Universal background check for gun buyers
not dead yet, but it's breathing is ragged.
Three months ago, in the immediate aftermath of the 12/14 Newtown, Connecticut, elementary school slaughter, quite a few Democratic senators were on the fence about an assault weapons ban. Even Senate Majority Leader Harry Reid, who had previously opposed a ban, seemed ambivalent. And he promised it would get a vote on the Senate floor. Not that any close observer thought the ban ever had a chance to avoid a Republican filibuster.
But Reid's remarks Tuesday were striking when he announced he was cutting loose the ban proposed in January by Democratic Sen. Dianne Feinstein of California. He said the ban didn't even have 40 supporting votes in the Senate. That means at least 13 Democrats wouldn't support it, which means that some who indicated they were probably for it back in December and January have bailed.
The question is, have a crucial number also expressed opposition to a universal background check on all gun purchases, both from licensed dealers and private sellers? It sounds as if some may have.

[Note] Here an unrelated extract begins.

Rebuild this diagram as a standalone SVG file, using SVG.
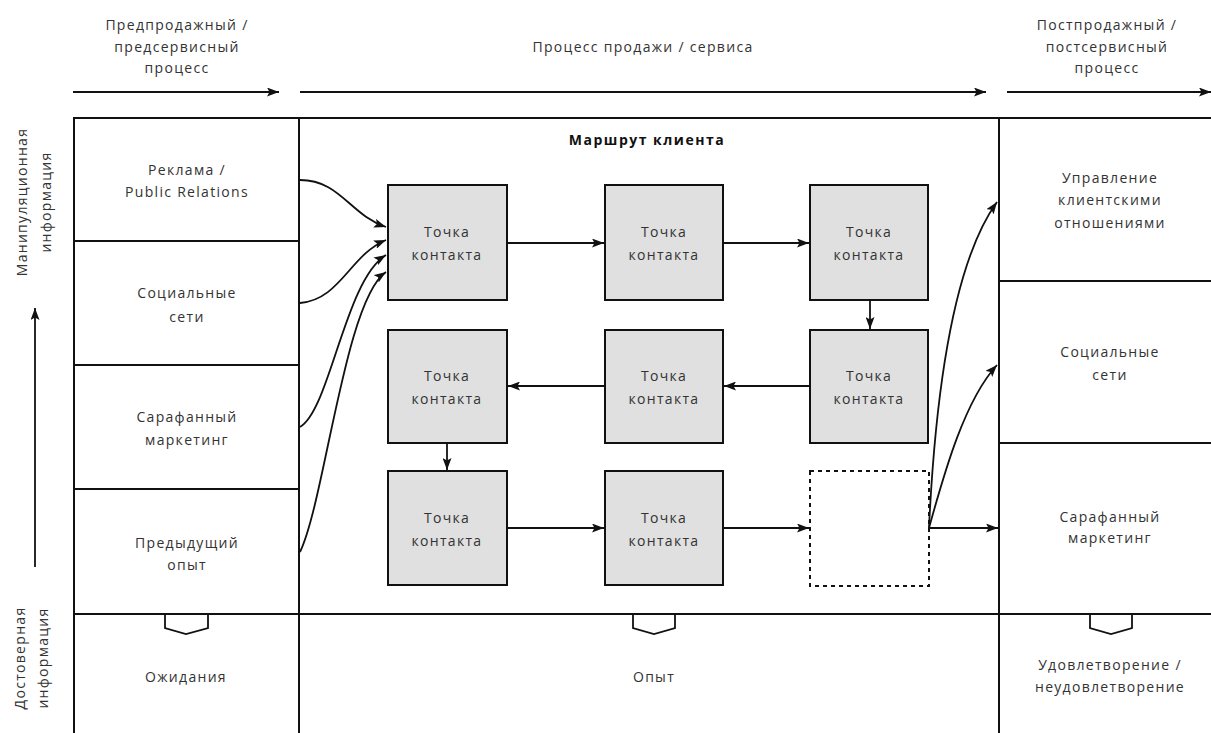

Nothing will happen on gun legislation until after the Easter recess. Reid plans to return in April with a diluted package of gun-control measures. Most likely this will include a bill that would make gun trafficking a felony and mandate tougher penalties for it, and another to extend more federal support for school safety. Those two bills, both voted out of the Senate Judiciary Committee, would be merged into a single piece of legislation. The assault weapons ban and a limit on the capacity of gun magazines would only be considered as amendments, Reid told Feinstein to her consternation on Monday.
It's not yet certain where the universal background checks will appear. Part of the main proposal, or only as an amendment? Can a proposal supported in poll after poll by around 90 percent of the American public, including gun-owners and members of the National Rifle Association, actually be in trouble?
In this regard, Alex Koppelman at The New Yorker raises an interesting point:
In order to trade a ban for background checks, gun-control advocates probably needed to show that there was at least a slim chance a ban could become law. They’ve failed to do that. So now what reason do moderate Republicans—whose votes will be necessary in both the Senate and the House—have to buck their party and vote for background-check legislation that the N.R.A. strongly opposes? What reason do Democrats in battleground states and districts have to put their reëlection on the line? That it’s the right thing to do? That most people in the U.S. support it? These things have never been enough.
A universal background check law isn't dead yet. But it is clearly on life support. And probably any legislation along that line will be weakened by Republican opposition to including any record-keeping as part of it. Record-keeping is seen by gun-rights advocates as a prelude to gun confiscation. That's so even though records have been kept of registered machine-guns for 78 years, and the only such weapons confiscated are those whose owners committed felonies. A background check law for private gun sales without any record-keeping would be ineffective, according to its leading sponsor, Democratic Sen. Chuck Schumer of New York as well as other gun-control advocates. Indeed, such a measure without any record-keeping isn't worth passing.
Three months ago, it seemed unthinkable to all but a few observers that the only new gun legislation that would emerge from the Newtown slaughter would be lukewarm addendums to what is already being done. Unthinkable that the most sensible legislation imaginable, running background checks on everybody seeking to buy a gun, might not be able to find a majority in the U.S. Senate.
But that was when even people solidly familiar with the political clout of the National Rifle Association figured the organization would be gravely weakened by the tragedy in Newtown together with the clumsy, in-your-face response of its executive vice president, Wayne LaPierre. After all, the NRA's millions in campaign contributions in 2012 had produced a pitiful result. But the gun industry's mouthpiece has proved that it remains a thoroughly formidable foe and quite capable of victories even with the blood of 20 dead first-graders still wet in our memories.